A Novel Impulsive Noise Suppression and Data Recovery Method for ACO-OFDM-Based Hybrid PLC-VLC Systems

Abstract

Hybrid Power Line Communication (PLC)-Visible Light Communication (VLC) (HPV) systems are emerging as a cost-effective and efficient solution to enable high-speed communication. However, the random connection of electrical devices to the power line introduces Impulsive Noise (IN) in the PLC channel, which significantly degrades the Bit Error Rate (BER) of HPV systems. Existing studies have primarily focused on mitigating IN by setting the IN signals to either zero or a threshold value after the PLC stage. While previous studies have progressed in reducing noise, they have neglected the critical aspect of restoring the corrupted information signal that leads to data loss and increased BER. This study offers a novel Asymmetrical Recovery Filter (ARF) method to address the IN problem in HPV systems using Asymmetrically-Clipped Optical Orthogonal Frequency Division Multiplexing (ACO-OFDM). The ARF method not only suppresses the IN but also recovers impulsively corrupted data without causing signal loss, significantly enhancing the overall system BER performance.

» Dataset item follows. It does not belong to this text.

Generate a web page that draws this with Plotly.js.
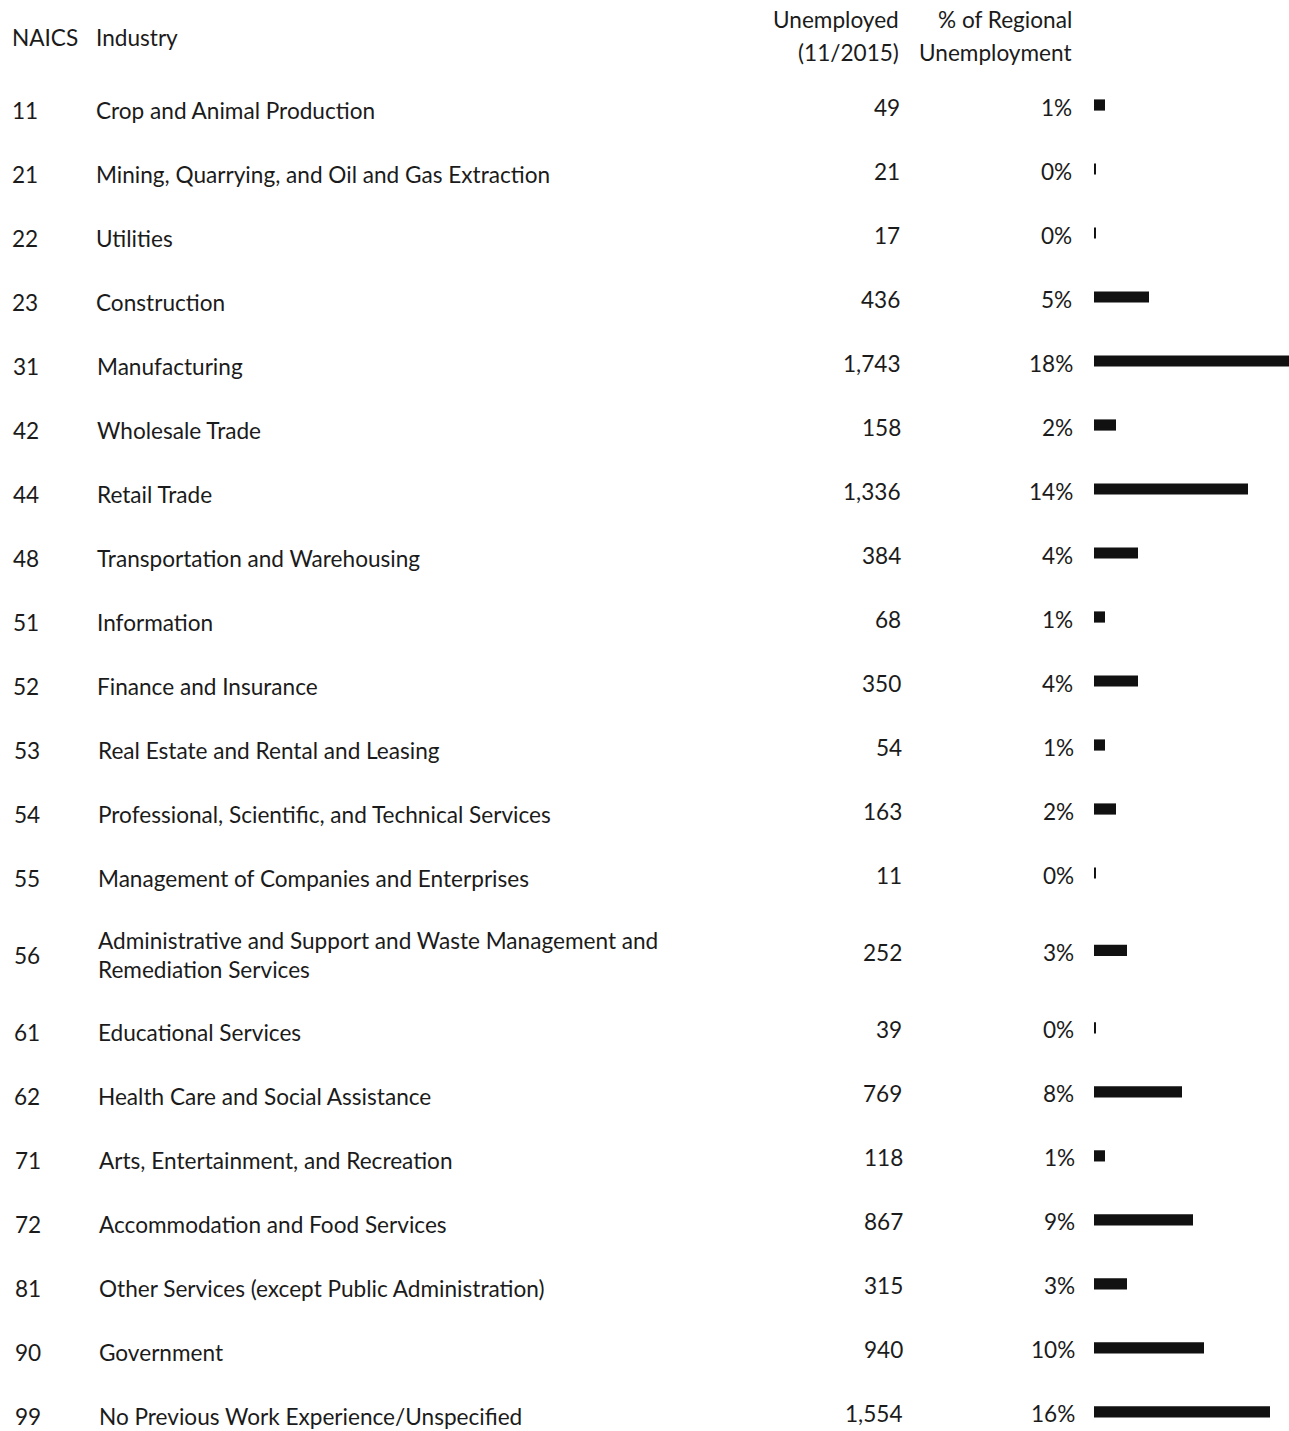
<!DOCTYPE html>
<html>
<head>
<meta charset="utf-8">
<script src="https://cdn.plot.ly/plotly-3.0.1.min.js"></script>
<style>
  html, body { margin: 0; padding: 0; background: #ffffff; }
  #chart { width: 1289px; height: 1431px; }
</style>
</head>
<body>
<div id="chart"></div>
<script>
// ---- Data ----
const naicsCodes = ['11','21','22','23','31','42','44','48','51','52','53','54','55','56','61','62','71','72','81','90','99'];
const industries = [
  'Crop and Animal Production',
  'Mining, Quarrying, and Oil and Gas Extraction',
  'Utilities',
  'Construction',
  'Manufacturing',
  'Wholesale Trade',
  'Retail Trade',
  'Transportation and Warehousing',
  'Information',
  'Finance and Insurance',
  'Real Estate and Rental and Leasing',
  'Professional, Scientific, and Technical Services',
  'Management of Companies and Enterprises',
  'Administrative and Support and Waste Management and<br>Remediation Services',
  'Educational Services',
  'Health Care and Social Assistance',
  'Arts, Entertainment, and Recreation',
  'Accommodation and Food Services',
  'Other Services (except Public Administration)',
  'Government',
  'No Previous Work Experience/Unspecified'
];
const unemployed = [49, 21, 17, 436, 1743, 158, 1336, 384, 68, 350, 54, 163, 11, 252, 39, 769, 118, 867, 315, 940, 1554];
const pctOfRegional = [1, 0, 0, 5, 18, 2, 14, 4, 1, 4, 1, 2, 0, 3, 0, 8, 1, 9, 3, 10, 16];
const headerNaics = 'NAICS';
const headerIndustry = 'Industry';
const headerUnemployed = ['Unemployed', '(11/2015)'];
const headerPct = ['% of Regional', 'Unemployment'];

// ---- Layout helpers ----
const W = 1289, H = 1431;
const ROW_PX = 64;          // pixels per row step
const FIRST_ROW_PX = 110;   // pixel centre of first row
const EXTRA_LINE = 0.21;    // extra row units per additional text line
const FONT = 'Lato, "Open Sans", sans-serif';
const FS = 22.6;
const TXT = '#1b1b1b';

// row positions (row units), accounting for multi-line labels
const lineCount = industries.map(s => s.split('<br>').length);
const rowPos = [];
let p = 0;
for (let i = 0; i < industries.length; i++) {
  if (i > 0) p += 1 + EXTRA_LINE * ((lineCount[i - 1] - 1) + (lineCount[i] - 1));
  rowPos.push(p);
}
const yTop = -FIRST_ROW_PX / ROW_PX;
const yBottom = (H - FIRST_ROW_PX) / ROW_PX;

const px = v => v / W;
const skew = pos => pos * 0.16; // slight scan skew

const annotations = [];
function addText(text, xPx, y, anchor, yshift, extraX) {
  annotations.push({
    text: text, xref: 'paper', yref: 'y', x: px(xPx), y: y,
    xanchor: anchor, yanchor: 'middle', showarrow: false,
    xshift: extraX || 0, yshift: yshift || 0, align: anchor === 'right' ? 'right' : 'left',
    font: { family: FONT, size: FS, color: TXT }
  });
}
function addHeader(text, xPx, yPx, anchor) {
  annotations.push({
    text: text, xref: 'paper', yref: 'paper', x: px(xPx), y: 1 - yPx / H,
    xanchor: anchor, yanchor: 'middle', showarrow: false,
    align: anchor === 'right' ? 'right' : 'left',
    font: { family: FONT, size: FS, color: TXT }
  });
}

addHeader(headerNaics, 10, 37, 'left');
addHeader(headerIndustry, 94, 37, 'left');
addHeader(headerUnemployed[0], 901, 20, 'right');
addHeader(headerUnemployed[1], 901, 52, 'right');
addHeader(headerPct[0], 1074, 20, 'right');
addHeader(headerPct[1], 1074, 52, 'right');

for (let i = 0; i < naicsCodes.length; i++) {
  const y = rowPos[i];
  const s = skew(y);
  addText(naicsCodes[i], 10, y, 'left', 0, s);
  addText(industries[i], 94, y, 'left', 0, s);
  addText(unemployed[i].toLocaleString('en-US'), 902, y, 'right', 3, s);
  addText(pctOfRegional[i] + '%', 1074, y, 'right', 3, s);
}

// bar lengths: share in percent; 0% rows shown as a thin stub
const barLen = pctOfRegional.map(v => v === 0 ? 0.18 : v);
const BAR_W = 0.175;
const BAR_START_PX = 1094;
const PX_PER_PCT = 11;

const barTrace = {
  type: 'bar', orientation: 'h',
  x: barLen, y: rowPos,
  width: BAR_W, offset: -BAR_W / 2 - 5 / ROW_PX,
  marker: { color: '#111111', line: { width: 0 } },
  hoverinfo: 'skip', showlegend: false
};

const layout = {
  width: W, height: H,
  margin: { l: 0, r: 0, t: 0, b: 0, pad: 0 },
  paper_bgcolor: '#ffffff', plot_bgcolor: 'rgba(0,0,0,0)',
  showlegend: false,
  xaxis: {
    domain: [px(BAR_START_PX), 1],
    range: [0, (W - BAR_START_PX) / PX_PER_PCT],
    visible: false, fixedrange: true
  },
  yaxis: {
    domain: [0, 1],
    range: [yBottom, yTop],
    visible: false, fixedrange: true
  },
  annotations: annotations,
  font: { family: FONT }
};

Plotly.newPlot('chart', [barTrace], layout, { displayModeBar: false, staticPlot: true });
</script>
</body>
</html>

By leveraging ACO-OFDM's naturally occurring different forms of identical signals, the ARF method avoids additional bandwidth usage during recovery and achieves this with a low-computational algorithm. The ARF method's robustness is demonstrated through extensive simulations in both IN-free and IN-contaminated scenarios, outperforming existing signal lossy IN suppression methods.